### MATERIAL FOR THE TASK ###

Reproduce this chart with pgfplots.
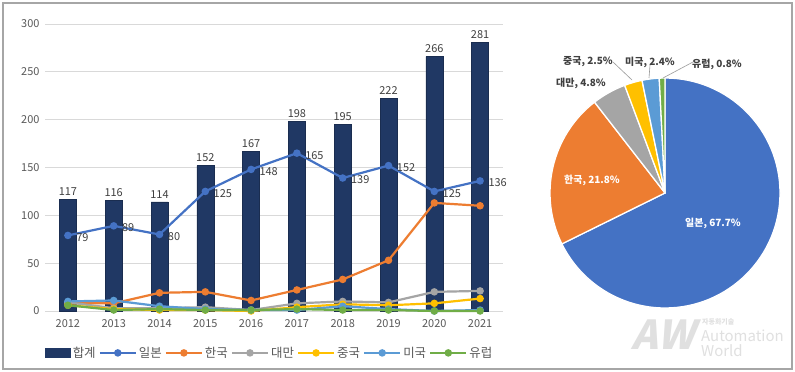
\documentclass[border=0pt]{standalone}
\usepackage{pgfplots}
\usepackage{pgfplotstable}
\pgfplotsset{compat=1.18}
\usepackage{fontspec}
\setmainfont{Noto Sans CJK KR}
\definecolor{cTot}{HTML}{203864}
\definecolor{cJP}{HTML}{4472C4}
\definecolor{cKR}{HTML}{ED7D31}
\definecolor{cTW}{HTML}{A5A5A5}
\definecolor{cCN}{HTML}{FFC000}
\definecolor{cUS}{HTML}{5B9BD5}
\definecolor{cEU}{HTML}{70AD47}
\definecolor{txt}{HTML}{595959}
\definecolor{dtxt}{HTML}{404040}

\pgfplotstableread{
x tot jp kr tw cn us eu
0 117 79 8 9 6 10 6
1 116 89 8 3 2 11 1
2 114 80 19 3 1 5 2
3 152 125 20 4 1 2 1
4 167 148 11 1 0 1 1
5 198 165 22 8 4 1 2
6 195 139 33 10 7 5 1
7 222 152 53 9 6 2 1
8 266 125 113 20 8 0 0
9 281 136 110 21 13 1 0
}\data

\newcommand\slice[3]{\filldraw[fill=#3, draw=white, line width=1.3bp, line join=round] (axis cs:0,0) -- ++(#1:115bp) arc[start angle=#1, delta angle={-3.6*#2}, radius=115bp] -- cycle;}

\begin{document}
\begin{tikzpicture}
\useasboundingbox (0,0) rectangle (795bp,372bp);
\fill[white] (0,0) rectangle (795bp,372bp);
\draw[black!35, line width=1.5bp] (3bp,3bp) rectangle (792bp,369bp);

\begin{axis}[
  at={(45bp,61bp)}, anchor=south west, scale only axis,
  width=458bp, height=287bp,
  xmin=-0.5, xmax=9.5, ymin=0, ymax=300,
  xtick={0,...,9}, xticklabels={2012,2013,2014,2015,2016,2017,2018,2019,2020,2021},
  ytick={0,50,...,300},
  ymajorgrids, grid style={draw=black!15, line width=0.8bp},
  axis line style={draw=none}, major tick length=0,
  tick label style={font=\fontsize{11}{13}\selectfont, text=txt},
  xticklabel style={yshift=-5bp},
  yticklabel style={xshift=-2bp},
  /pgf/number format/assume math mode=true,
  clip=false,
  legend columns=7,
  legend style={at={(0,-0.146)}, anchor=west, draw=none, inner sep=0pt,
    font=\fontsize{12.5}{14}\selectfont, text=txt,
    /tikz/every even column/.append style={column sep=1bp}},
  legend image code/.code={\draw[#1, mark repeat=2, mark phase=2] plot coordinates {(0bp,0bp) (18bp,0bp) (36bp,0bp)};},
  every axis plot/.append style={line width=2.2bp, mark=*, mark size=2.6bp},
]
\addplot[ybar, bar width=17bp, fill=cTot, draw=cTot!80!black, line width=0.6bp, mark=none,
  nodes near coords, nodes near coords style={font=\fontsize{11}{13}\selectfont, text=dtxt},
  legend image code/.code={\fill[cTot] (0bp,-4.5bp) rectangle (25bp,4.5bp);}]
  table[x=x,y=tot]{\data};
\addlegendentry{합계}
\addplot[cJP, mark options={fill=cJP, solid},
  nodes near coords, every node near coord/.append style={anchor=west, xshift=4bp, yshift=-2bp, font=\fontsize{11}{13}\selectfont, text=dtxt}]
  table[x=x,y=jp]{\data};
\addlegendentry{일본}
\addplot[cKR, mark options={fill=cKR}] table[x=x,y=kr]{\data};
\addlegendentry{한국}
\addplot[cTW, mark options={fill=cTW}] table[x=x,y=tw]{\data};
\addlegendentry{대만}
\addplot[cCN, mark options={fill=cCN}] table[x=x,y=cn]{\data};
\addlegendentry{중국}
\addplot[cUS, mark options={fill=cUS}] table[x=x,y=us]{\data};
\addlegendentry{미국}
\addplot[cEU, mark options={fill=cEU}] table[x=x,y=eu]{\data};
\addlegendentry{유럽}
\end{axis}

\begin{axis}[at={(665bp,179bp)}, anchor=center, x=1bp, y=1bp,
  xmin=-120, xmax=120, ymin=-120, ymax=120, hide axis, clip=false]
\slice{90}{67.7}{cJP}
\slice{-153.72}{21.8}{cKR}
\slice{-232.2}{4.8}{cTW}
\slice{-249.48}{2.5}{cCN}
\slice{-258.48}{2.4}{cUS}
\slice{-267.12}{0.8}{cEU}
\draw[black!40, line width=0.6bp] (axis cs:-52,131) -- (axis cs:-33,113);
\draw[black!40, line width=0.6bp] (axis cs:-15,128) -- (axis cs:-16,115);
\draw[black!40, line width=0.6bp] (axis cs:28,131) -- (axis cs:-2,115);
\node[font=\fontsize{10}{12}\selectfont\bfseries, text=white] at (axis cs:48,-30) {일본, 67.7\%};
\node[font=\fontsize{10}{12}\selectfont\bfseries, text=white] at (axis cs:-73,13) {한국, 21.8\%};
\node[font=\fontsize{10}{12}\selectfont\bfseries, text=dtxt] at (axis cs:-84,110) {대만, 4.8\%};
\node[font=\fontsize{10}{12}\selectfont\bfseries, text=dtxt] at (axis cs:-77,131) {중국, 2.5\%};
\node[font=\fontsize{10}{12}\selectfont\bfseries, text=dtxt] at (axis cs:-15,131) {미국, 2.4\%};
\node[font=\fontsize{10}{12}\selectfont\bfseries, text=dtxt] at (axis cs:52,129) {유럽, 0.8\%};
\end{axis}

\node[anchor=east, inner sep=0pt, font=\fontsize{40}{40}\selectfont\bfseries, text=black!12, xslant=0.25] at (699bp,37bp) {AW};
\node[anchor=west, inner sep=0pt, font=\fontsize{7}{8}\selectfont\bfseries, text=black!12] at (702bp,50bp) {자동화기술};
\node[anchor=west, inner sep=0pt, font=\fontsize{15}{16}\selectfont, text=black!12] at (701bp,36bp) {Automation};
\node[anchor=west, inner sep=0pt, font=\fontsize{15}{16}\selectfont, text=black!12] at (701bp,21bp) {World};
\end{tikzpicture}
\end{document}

###
### MATERIAL FOR THE TASK ###

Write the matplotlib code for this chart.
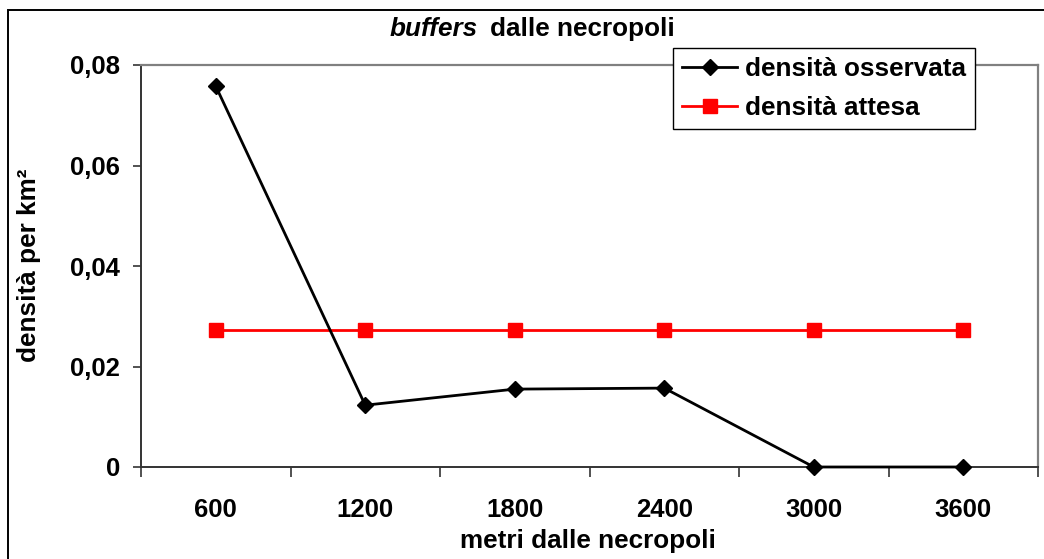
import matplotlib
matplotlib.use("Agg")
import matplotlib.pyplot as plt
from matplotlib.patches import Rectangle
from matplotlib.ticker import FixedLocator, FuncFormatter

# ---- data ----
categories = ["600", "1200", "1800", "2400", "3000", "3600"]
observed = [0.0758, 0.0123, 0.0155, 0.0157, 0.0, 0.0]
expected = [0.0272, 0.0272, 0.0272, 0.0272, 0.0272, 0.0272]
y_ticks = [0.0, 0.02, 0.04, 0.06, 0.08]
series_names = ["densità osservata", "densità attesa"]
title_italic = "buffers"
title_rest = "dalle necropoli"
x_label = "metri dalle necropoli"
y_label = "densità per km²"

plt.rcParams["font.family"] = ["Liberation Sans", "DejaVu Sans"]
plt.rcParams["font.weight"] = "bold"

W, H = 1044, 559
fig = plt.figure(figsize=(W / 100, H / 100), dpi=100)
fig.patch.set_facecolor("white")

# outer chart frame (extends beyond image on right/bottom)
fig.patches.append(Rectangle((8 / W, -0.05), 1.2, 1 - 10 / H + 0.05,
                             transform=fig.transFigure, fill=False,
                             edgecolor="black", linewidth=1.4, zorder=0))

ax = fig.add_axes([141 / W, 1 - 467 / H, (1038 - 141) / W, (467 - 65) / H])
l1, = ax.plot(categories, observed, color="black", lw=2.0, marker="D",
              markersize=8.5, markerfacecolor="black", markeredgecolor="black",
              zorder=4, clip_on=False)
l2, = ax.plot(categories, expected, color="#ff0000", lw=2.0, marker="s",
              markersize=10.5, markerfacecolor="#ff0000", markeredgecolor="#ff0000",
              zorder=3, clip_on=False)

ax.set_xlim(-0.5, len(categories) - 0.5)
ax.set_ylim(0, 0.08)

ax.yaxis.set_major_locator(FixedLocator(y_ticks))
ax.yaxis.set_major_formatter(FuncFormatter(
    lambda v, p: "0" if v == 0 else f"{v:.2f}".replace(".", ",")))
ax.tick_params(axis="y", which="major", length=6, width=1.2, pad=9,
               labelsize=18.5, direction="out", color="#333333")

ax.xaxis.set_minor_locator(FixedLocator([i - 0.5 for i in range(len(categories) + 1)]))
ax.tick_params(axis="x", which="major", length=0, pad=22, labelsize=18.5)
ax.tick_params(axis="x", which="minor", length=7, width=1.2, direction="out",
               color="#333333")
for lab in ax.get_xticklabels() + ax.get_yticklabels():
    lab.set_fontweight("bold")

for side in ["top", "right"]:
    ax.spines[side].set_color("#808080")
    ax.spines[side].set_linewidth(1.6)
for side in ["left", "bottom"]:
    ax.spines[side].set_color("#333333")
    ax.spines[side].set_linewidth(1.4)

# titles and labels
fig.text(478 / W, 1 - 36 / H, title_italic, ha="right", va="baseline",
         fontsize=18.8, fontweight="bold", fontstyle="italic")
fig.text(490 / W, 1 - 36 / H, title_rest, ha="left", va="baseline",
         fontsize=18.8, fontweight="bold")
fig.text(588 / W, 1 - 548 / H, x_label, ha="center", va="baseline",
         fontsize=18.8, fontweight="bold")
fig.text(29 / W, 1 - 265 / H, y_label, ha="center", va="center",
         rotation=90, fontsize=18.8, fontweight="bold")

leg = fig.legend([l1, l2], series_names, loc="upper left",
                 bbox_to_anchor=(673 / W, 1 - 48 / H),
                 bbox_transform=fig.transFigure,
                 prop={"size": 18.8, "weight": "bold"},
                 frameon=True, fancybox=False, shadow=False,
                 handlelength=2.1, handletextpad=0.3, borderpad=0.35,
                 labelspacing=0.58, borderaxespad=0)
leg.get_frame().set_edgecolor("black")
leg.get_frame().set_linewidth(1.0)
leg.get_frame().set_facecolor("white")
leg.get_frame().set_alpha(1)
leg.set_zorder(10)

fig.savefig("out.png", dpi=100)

###

**BRIEF**
Copy out the listing above from the line containing "Reproduce this chart with pgfplots." to the line containing "(3bp,3bp) rectangle (792bp,369bp);", both included, exactly as written and minus the images.

**SOLUTION TO THE EXERCISE**
Reproduce this chart with pgfplots.
\documentclass[border=0pt]{standalone}
\usepackage{pgfplots}
\usepackage{pgfplotstable}
\pgfplotsset{compat=1.18}
\usepackage{fontspec}
\setmainfont{Noto Sans CJK KR}
\definecolor{cTot}{HTML}{203864}
\definecolor{cJP}{HTML}{4472C4}
\definecolor{cKR}{HTML}{ED7D31}
\definecolor{cTW}{HTML}{A5A5A5}
\definecolor{cCN}{HTML}{FFC000}
\definecolor{cUS}{HTML}{5B9BD5}
\definecolor{cEU}{HTML}{70AD47}
\definecolor{txt}{HTML}{595959}
\definecolor{dtxt}{HTML}{404040}

\pgfplotstableread{
x tot jp kr tw cn us eu
0 117 79 8 9 6 10 6
1 116 89 8 3 2 11 1
2 114 80 19 3 1 5 2
3 152 125 20 4 1 2 1
4 167 148 11 1 0 1 1
5 198 165 22 8 4 1 2
6 195 139 33 10 7 5 1
7 222 152 53 9 6 2 1
8 266 125 113 20 8 0 0
9 281 136 110 21 13 1 0
}\data

\newcommand\slice[3]{\filldraw[fill=#3, draw=white, line width=1.3bp, line join=round] (axis cs:0,0) -- ++(#1:115bp) arc[start angle=#1, delta angle={-3.6*#2}, radius=115bp] -- cycle;}

\begin{document}
\begin{tikzpicture}
\useasboundingbox (0,0) rectangle (795bp,372bp);
\fill[white] (0,0) rectangle (795bp,372bp);
\draw[black!35, line width=1.5bp] (3bp,3bp) rectangle (792bp,369bp);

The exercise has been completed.